### Short task
Pictures are not part of the copy. Retype the lines from the first one through the line that contains "12, 14, 16]".

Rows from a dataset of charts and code
***
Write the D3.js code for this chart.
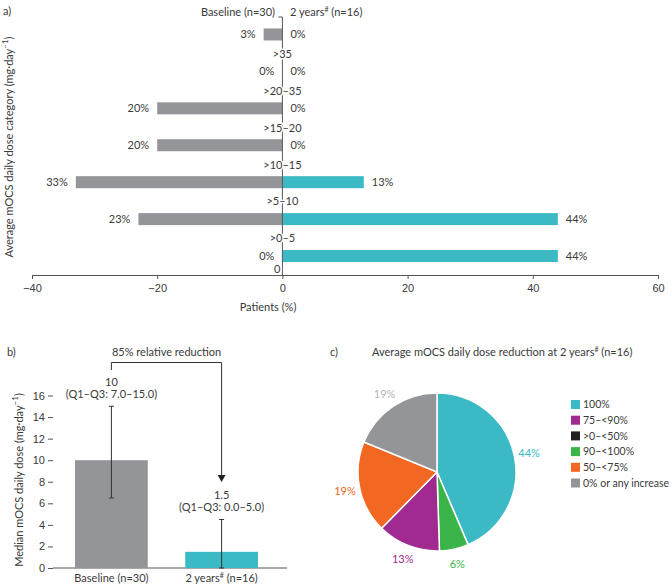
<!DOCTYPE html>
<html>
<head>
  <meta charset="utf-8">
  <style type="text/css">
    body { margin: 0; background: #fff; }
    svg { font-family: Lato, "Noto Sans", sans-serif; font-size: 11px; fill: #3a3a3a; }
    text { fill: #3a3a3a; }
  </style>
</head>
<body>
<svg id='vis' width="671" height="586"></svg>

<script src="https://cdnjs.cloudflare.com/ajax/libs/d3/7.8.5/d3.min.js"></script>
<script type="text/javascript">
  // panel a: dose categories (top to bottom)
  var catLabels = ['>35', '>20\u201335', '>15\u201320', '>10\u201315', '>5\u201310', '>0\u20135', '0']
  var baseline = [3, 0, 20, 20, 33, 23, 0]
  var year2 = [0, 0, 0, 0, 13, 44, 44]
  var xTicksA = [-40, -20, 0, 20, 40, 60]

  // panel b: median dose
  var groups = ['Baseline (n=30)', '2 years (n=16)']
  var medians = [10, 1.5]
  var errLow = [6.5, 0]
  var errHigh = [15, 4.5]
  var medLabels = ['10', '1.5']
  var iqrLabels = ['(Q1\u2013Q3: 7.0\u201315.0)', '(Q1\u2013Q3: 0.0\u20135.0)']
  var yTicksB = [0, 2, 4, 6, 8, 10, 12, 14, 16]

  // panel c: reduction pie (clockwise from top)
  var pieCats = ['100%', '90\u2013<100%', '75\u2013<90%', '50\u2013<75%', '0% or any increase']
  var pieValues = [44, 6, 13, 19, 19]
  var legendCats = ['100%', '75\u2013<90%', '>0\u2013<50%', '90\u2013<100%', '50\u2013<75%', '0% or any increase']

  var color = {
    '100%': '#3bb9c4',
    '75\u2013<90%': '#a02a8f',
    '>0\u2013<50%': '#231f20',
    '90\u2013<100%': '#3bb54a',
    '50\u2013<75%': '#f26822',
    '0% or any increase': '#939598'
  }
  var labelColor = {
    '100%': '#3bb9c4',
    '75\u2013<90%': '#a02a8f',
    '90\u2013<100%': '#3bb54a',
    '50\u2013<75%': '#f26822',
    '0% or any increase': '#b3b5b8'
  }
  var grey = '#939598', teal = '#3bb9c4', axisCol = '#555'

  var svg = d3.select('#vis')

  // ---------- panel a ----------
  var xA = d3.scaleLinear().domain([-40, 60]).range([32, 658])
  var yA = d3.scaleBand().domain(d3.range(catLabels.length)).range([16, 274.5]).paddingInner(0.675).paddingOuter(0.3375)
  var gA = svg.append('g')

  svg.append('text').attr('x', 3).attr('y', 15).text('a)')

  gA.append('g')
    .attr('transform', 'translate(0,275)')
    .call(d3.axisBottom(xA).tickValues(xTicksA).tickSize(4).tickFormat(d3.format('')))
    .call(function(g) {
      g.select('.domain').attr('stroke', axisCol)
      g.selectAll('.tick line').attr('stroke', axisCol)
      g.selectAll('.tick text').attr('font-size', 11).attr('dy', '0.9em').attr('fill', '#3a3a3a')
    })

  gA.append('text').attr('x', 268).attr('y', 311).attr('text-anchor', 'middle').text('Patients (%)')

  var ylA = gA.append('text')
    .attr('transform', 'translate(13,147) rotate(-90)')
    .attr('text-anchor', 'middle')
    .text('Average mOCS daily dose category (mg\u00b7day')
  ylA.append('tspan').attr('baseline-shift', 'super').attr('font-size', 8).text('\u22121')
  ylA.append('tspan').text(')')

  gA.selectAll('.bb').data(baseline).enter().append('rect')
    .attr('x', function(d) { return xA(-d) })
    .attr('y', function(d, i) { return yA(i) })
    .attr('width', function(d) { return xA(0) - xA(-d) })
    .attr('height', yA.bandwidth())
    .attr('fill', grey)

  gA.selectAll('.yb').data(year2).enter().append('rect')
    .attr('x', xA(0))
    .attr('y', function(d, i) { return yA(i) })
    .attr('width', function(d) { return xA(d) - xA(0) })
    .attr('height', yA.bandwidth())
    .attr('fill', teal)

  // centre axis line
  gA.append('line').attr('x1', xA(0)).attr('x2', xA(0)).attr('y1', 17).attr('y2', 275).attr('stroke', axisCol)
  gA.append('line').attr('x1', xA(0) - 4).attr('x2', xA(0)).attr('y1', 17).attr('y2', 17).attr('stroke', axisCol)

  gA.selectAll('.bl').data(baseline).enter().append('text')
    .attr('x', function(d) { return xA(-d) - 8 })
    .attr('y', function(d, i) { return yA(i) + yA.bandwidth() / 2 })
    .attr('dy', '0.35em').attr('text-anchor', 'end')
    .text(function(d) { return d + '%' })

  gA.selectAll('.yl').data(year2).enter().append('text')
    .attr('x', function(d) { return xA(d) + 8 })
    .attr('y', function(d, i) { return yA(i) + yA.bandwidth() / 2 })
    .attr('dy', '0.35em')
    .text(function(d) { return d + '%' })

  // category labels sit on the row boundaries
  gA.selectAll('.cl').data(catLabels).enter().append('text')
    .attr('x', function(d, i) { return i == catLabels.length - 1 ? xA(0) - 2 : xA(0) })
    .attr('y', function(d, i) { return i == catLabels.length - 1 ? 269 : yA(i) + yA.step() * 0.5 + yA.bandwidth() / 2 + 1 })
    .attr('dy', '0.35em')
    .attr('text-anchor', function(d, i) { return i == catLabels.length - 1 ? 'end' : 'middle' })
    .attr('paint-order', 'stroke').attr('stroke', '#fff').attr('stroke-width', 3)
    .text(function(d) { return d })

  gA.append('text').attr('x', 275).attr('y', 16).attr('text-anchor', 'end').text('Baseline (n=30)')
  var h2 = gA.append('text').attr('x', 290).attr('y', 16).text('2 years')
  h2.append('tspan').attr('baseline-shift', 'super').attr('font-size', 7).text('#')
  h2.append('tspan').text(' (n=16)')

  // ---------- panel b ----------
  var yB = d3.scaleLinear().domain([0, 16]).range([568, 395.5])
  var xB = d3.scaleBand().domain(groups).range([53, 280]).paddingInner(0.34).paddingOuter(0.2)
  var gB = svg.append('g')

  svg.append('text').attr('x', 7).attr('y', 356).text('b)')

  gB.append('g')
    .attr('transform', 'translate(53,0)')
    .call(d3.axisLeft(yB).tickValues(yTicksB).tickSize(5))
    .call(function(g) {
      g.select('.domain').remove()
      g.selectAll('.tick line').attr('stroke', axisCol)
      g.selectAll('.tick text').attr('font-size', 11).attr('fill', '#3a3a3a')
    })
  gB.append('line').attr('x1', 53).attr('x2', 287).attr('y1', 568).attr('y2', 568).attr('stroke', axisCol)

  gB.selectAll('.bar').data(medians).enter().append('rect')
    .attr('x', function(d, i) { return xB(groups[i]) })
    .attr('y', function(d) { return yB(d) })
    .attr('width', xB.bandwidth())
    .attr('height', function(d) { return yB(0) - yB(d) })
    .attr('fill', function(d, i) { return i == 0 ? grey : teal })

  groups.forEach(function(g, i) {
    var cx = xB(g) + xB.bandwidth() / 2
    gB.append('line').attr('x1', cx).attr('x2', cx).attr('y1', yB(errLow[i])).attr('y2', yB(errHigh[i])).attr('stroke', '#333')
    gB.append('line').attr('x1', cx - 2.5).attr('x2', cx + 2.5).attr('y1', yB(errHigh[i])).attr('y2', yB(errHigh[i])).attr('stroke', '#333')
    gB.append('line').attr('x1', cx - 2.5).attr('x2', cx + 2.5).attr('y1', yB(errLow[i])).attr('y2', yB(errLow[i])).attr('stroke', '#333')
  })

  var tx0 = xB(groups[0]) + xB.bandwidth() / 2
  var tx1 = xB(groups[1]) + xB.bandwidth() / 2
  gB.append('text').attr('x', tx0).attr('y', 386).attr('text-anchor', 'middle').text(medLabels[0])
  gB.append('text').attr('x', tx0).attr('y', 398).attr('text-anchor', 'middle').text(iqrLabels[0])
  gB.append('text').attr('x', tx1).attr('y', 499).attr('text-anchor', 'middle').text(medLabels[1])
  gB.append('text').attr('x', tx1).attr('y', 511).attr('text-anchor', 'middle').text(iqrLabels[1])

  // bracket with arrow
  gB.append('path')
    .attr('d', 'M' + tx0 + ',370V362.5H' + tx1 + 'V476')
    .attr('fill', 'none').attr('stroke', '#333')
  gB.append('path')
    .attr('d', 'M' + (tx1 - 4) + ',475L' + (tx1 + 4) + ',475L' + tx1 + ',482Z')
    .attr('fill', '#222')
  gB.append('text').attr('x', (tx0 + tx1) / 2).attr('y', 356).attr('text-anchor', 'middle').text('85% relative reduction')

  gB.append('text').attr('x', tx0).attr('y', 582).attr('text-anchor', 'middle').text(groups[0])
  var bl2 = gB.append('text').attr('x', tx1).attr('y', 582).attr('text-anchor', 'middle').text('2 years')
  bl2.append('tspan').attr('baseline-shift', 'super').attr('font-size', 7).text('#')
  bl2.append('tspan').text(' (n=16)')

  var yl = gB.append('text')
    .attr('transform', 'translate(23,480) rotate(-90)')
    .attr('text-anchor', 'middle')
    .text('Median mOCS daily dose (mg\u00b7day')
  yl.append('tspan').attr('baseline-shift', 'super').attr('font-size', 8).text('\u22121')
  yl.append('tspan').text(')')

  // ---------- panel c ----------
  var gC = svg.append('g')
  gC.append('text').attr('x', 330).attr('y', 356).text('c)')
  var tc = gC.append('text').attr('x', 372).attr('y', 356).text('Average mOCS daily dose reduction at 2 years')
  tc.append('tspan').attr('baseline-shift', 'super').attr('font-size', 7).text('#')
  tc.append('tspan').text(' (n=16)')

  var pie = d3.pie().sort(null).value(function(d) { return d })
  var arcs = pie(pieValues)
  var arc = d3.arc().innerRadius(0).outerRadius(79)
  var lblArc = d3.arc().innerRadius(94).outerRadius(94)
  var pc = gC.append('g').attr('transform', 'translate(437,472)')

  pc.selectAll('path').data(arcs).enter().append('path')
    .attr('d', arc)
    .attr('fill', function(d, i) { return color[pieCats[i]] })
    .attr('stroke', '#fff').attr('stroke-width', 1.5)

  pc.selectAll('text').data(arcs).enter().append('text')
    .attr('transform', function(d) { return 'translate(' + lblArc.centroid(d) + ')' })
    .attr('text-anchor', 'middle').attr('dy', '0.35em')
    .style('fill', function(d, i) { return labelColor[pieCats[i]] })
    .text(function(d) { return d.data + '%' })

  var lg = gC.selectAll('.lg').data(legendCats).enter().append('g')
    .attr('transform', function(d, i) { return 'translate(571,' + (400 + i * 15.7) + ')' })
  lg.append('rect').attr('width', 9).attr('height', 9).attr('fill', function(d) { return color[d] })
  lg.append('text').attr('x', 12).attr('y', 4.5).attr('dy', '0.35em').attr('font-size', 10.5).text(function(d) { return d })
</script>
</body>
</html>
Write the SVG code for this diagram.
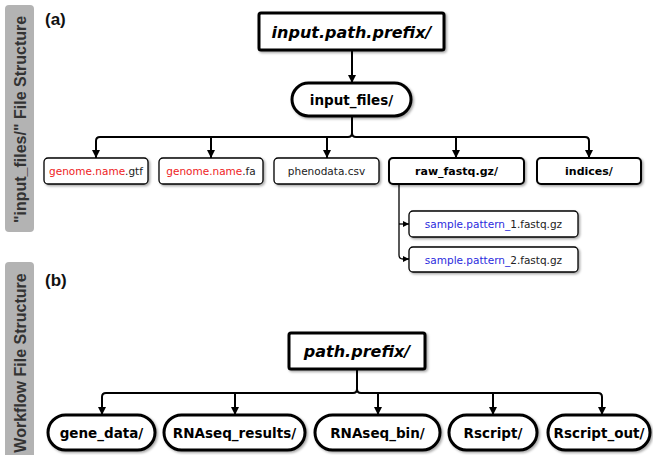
***
### Answer to this problem
Write the D3.js code for this chart.
<!DOCTYPE html>
<html>
<head>
  <meta charset="utf-8">
  <style type="text/css">
    body { margin: 0; background: #fff; }
    svg { font-family: Lato, "Noto Sans", sans-serif; font-size: 11px; fill: #3a3a3a; }
    text { fill: #3a3a3a; }
  </style>
</head>
<body>
<svg id='vis' width="671" height="586"></svg>

<script src="https://cdnjs.cloudflare.com/ajax/libs/d3/7.8.5/d3.min.js"></script>
<script type="text/javascript">
  // panel a: dose categories (top to bottom)
  var catLabels = ['>35', '>20\u201335', '>15\u201320', '>10\u201315', '>5\u201310', '>0\u20135', '0']
  var baseline = [3, 0, 20, 20, 33, 23, 0]
  var year2 = [0, 0, 0, 0, 13, 44, 44]
  var xTicksA = [-40, -20, 0, 20, 40, 60]

  // panel b: median dose
  var groups = ['Baseline (n=30)', '2 years (n=16)']
  var medians = [10, 1.5]
  var errLow = [6.5, 0]
  var errHigh = [15, 4.5]
  var medLabels = ['10', '1.5']
  var iqrLabels = ['(Q1\u2013Q3: 7.0\u201315.0)', '(Q1\u2013Q3: 0.0\u20135.0)']
  var yTicksB = [0, 2, 4, 6, 8, 10, 12, 14, 16]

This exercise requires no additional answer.